Wenn wir eine wesentliche Verbesserung für etwa 10.000 Lehrkräfte schon kurzfristig erreichen können und für alle weiter hinzukommenden auch, dürfen wir ihnen die Tür nicht zuhalten, weil es trotz erheblicher Verbesserungen noch Ungerechtigkeiten geben wird und erst recht nicht, weil wir einfach aus Prinzip dagegen sind.
Wir müssen eingestehen, dass die letzten über sieben Jahre Kampf mit über 20 Streiktagen keine substanzielle Angleichung von angestellten zu beamteten Lehrkräften erreichen konnte und dass bis heute auch keine Angleichungen sichtbar sind. »Wenn Du merkst, dass das Pferd, auf dem Du reitest, tot ist, solltest Du absteigen…«
Bei aufrichtiger Betrachtung der Fakten wird deutlich: Gleiches Netto für gleiche Arbeit geht NUR über die Rückkehr zur Verbeamtung!
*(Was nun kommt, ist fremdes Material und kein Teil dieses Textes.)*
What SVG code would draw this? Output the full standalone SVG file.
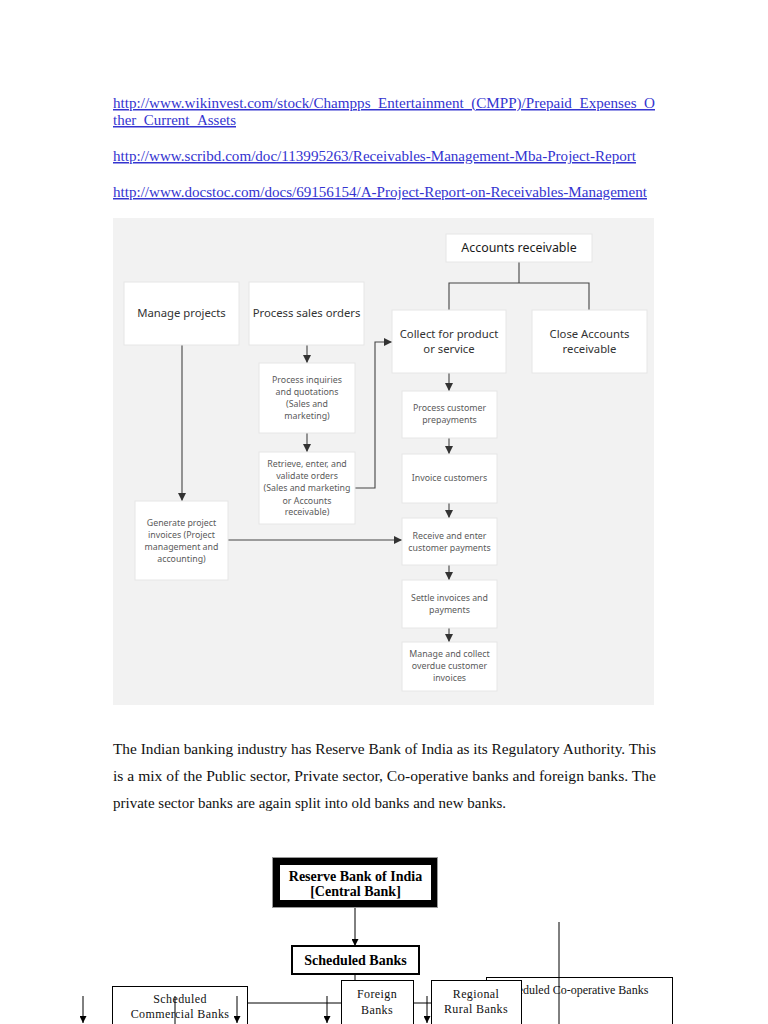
<svg xmlns="http://www.w3.org/2000/svg" width="768" height="1024" viewBox="0 0 768 1024">
<defs>
<style>
.link{font-family:"Liberation Serif",serif;font-size:15px;fill:#3434d0;text-decoration:underline}
.para{font-family:"Liberation Serif",serif;font-size:15px;fill:#111}
.big{font-family:"Noto Sans","Open Sans",sans-serif;font-size:11.3px;fill:#333;text-anchor:middle}
.sm{font-family:"Noto Sans","Open Sans",sans-serif;font-size:8.8px;fill:#5a5a5a;text-anchor:middle}
.box{fill:#fff;stroke:#e6e6e6;stroke-width:1}
.fl{fill:none;stroke:#444;stroke-width:1.1}
.bk{fill:#fff;stroke:#000;stroke-width:1}
.bt{font-family:"Liberation Serif",serif;font-size:12px;fill:#111;text-anchor:middle;letter-spacing:0.4px}
.bb{font-family:"Liberation Serif",serif;font-size:14px;font-weight:bold;fill:#000;text-anchor:middle}
.bl{fill:none;stroke:#000;stroke-width:1}
</style>
<marker id="fa" viewBox="0 0 10 10" refX="10" refY="5" markerUnits="userSpaceOnUse" markerWidth="8" markerHeight="8" orient="auto"><path d="M0,0 L10,5 L0,10 z" fill="#333"/></marker>
<marker id="ba" viewBox="0 0 10 10" refX="10" refY="5" markerUnits="userSpaceOnUse" markerWidth="9" markerHeight="7" orient="auto"><path d="M0,0 L10,5 L0,10 z" fill="#000"/></marker>
</defs>
<rect width="768" height="1024" fill="#fff"/>

<g id="links">
<text class="link" x="113" y="108" textLength="542" lengthAdjust="spacingAndGlyphs">http://www.wikinvest.com/stock/Champps_Entertainment_(CMPP)/Prepaid_Expenses_O</text>
<text class="link" x="113" y="125" textLength="123" lengthAdjust="spacingAndGlyphs">ther_Current_Assets</text>
<text class="link" x="113" y="161" textLength="523" lengthAdjust="spacingAndGlyphs">http://www.scribd.com/doc/113995263/Receivables-Management-Mba-Project-Report</text>
<text class="link" x="113" y="197" textLength="534" lengthAdjust="spacingAndGlyphs">http://www.docstoc.com/docs/69156154/A-Project-Report-on-Receivables-Management</text>
</g>

<rect x="113" y="218" width="541" height="487" fill="#f2f2f2"/>

<g id="flow-connectors">
<path class="fl" d="M307,345 V363" marker-end="url(#fa)"/>
<path class="fl" d="M307,433 V452" marker-end="url(#fa)"/>
<path class="fl" d="M182,345 V501" marker-end="url(#fa)"/>
<path class="fl" d="M228,540 H402" marker-end="url(#fa)"/>
<path class="fl" d="M355,488 H375 V342 H392" marker-end="url(#fa)"/>
<path class="fl" d="M519,262 V283 M449,310 V283 H589 V310"/>
<path class="fl" d="M449,373 V391" marker-end="url(#fa)"/>
<path class="fl" d="M449,438 V454" marker-end="url(#fa)"/>
<path class="fl" d="M449,503 V518" marker-end="url(#fa)"/>
<path class="fl" d="M449,565 V580" marker-end="url(#fa)"/>
<path class="fl" d="M449,628 V642" marker-end="url(#fa)"/>
</g>

<g id="manage-projects"><rect class="box" x="124" y="282" width="115" height="63"/><text class="big" x="181.5" y="317">Manage projects</text></g>
<g id="process-sales-orders"><rect class="box" x="249" y="282" width="115" height="63"/><text class="big" x="306.5" y="317">Process sales orders</text></g>
<g id="process-inquiries"><rect class="box" x="259" y="363" width="96" height="70"/>
<text class="sm" x="307" y="383">Process inquiries</text><text class="sm" x="307" y="395">and quotations</text><text class="sm" x="307" y="407">(Sales and</text><text class="sm" x="307" y="419">marketing)</text></g>
<g id="retrieve-orders"><rect class="box" x="259" y="452" width="96" height="72"/>
<text class="sm" x="307" y="467">Retrieve, enter, and</text><text class="sm" x="307" y="479">validate orders</text><text class="sm" x="307" y="491">(Sales and marketing</text><text class="sm" x="307" y="504">or Accounts</text><text class="sm" x="307" y="515">receivable)</text></g>
<g id="generate-invoices"><rect class="box" x="135" y="501" width="93" height="79"/>
<text class="sm" x="181.5" y="526">Generate project</text><text class="sm" x="181.5" y="538">invoices (Project</text><text class="sm" x="181.5" y="550">management and</text><text class="sm" x="181.5" y="562">accounting)</text></g>
<g id="accounts-receivable"><rect class="box" x="446" y="234" width="146" height="28"/><text class="big" x="519" y="252" style="fill:#1a1a1a;font-size:12.4px">Accounts receivable</text></g>
<g id="collect"><rect class="box" x="392" y="310" width="114" height="63"/><text class="big" x="449" y="338">Collect for product</text><text class="big" x="449" y="353">or service</text></g>
<g id="close-ar"><rect class="box" x="532" y="310" width="115" height="63"/><text class="big" x="589.5" y="338">Close Accounts</text><text class="big" x="589.5" y="353">receivable</text></g>
<g id="prepayments"><rect class="box" x="402" y="391" width="95" height="47"/><text class="sm" x="449.5" y="411">Process customer</text><text class="sm" x="449.5" y="423">prepayments</text></g>
<g id="invoice-customers"><rect class="box" x="402" y="454" width="95" height="49"/><text class="sm" x="449.5" y="481">Invoice customers</text></g>
<g id="receive-payments"><rect class="box" x="402" y="518" width="95" height="47"/><text class="sm" x="449.5" y="539">Receive and enter</text><text class="sm" x="449.5" y="551">customer payments</text></g>
<g id="settle"><rect class="box" x="402" y="580" width="95" height="48"/><text class="sm" x="449.5" y="601">Settle invoices and</text><text class="sm" x="449.5" y="613">payments</text></g>
<g id="overdue"><rect class="box" x="402" y="642" width="95" height="49"/><text class="sm" x="449.5" y="657">Manage and collect</text><text class="sm" x="449.5" y="669">overdue customer</text><text class="sm" x="449.5" y="681">invoices</text></g>

<g id="paragraph">
<text class="para" x="113" y="754" textLength="543" lengthAdjust="spacingAndGlyphs">The Indian banking industry has Reserve Bank of India as its Regulatory Authority. This</text>
<text class="para" x="113" y="781" textLength="543" lengthAdjust="spacingAndGlyphs">is a mix of the Public sector, Private sector, Co-operative banks and foreign banks. The</text>
<text class="para" x="113" y="808" textLength="393" lengthAdjust="spacingAndGlyphs">private sector banks are again split into old banks and new banks.</text>
</g>

<g id="bank-connectors">
<path class="bl" d="M355,907 V946" marker-end="url(#ba)"/>
<path class="bl" d="M355,974 V980"/>
<path class="bl" d="M247,1003 H341 M413,1003 H431"/>
<path class="bl" d="M83,996 V1023" marker-end="url(#ba)"/>
<path class="bl" d="M327,996 V1023" marker-end="url(#ba)"/>
<path class="bl" d="M427,996 V1023" marker-end="url(#ba)"/>
</g>

<g id="rbi"><rect x="272.5" y="857.5" width="165" height="50" fill="#000" stroke="#999" stroke-width="1"/><rect x="280" y="865" width="151" height="35" fill="#fff"/>
<text class="bb" x="355.5" y="881">Reserve Bank of India</text><text class="bb" x="355.5" y="896">[Central Bank]</text></g>
<g id="scheduled-banks"><rect x="292" y="946" width="127" height="28" fill="#fff" stroke="#000" stroke-width="2"/><text class="bb" x="355.5" y="965">Scheduled Banks</text></g>
<g id="scheduled-coop"><rect class="bk" x="486.5" y="977.5" width="186" height="60"/><text class="bt" x="574" y="994" style="letter-spacing:0">Scheduled Co-operative Banks</text></g>
<g id="scheduled-commercial"><rect class="bk" x="112.5" y="986.5" width="135" height="50"/><text class="bt" x="180" y="1003">Scheduled</text><text class="bt" x="180" y="1018">Commercial Banks</text>
<path class="bl" d="M175,996 V1024"/><path class="bl" d="M237,996 V1023" marker-end="url(#ba)"/></g>
<g id="foreign-banks"><rect class="bk" x="341.5" y="980.5" width="72" height="50"/><text class="bt" x="377" y="998">Foreign</text><text class="bt" x="377" y="1014">Banks</text></g>
<g id="regional-rural"><rect class="bk" x="431.5" y="980.5" width="90" height="50"/><text class="bt" x="476" y="998">Regional</text><text class="bt" x="476" y="1013">Rural Banks</text></g>
<path class="bl" d="M559,922 V1024"/>
</svg>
Daher muss allen Lehrkräften, die seit 2004 in Berlin nicht verbeamtet wurden, nun endlich Gerechtigkeit widerfahren. Ihnen muss eine Verbeamtung ohne Altersgrenze und weitere Gesundheitsprüfung angeboten werden, denn letztlich waren alle unbefristet angestellten Lehrkräfte für ihre Einstellung bei Amtsärzt*innen zur Gesundheitsprüfung vorstellig. Es darf nicht der Eindruck entstehen, dass diejenigen, die Berlin über all die Jahre als angestellte Leistungsträger*innen die Treue gehalten haben, weiterhin leer ausgehen!